The fundamental trade-off in personalization between exploiting known preferences to maximize immediate reward and exploring uncertain options to discover potentially better alternatives and improve long-term performance.

The exploration-exploitation dilemma arises whenever a personalization system must choose between showing what it already knows works and trying something new. Exploitation maximizes short-term performance by leveraging current knowledge, while exploration invests in learning that may improve future performance but risks showing suboptimal options now.

For growth teams, this trade-off is central to every personalization decision. Pure exploitation creates filter bubbles and misses opportunities as user preferences evolve. Pure exploration delivers a random experience that frustrates users. AI provides principled frameworks for balancing these objectives, including epsilon-greedy strategies, Thompson sampling, upper confidence bounds, and contextual bandits that adapt the exploration rate based on uncertainty.

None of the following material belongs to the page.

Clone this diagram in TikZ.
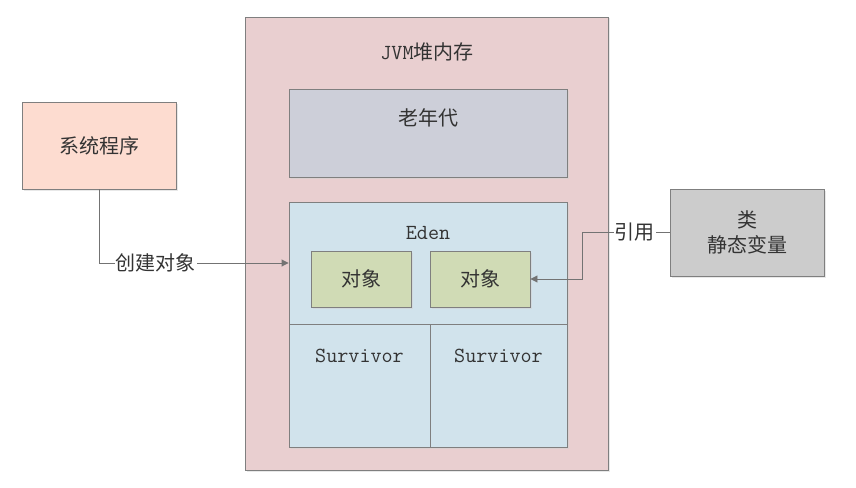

Growth engineers should design systems that manage exploration budgets explicitly rather than leaving it to chance. Practical strategies include allocating a fixed percentage of traffic to exploration, concentrating exploration on lower-stakes decisions where the cost of suboptimal choices is minimal, and using Bayesian methods that naturally explore more when uncertain and exploit more as confidence grows. The optimal exploration rate decreases as the system learns but should never reach zero, since user preferences and content catalogs continuously evolve.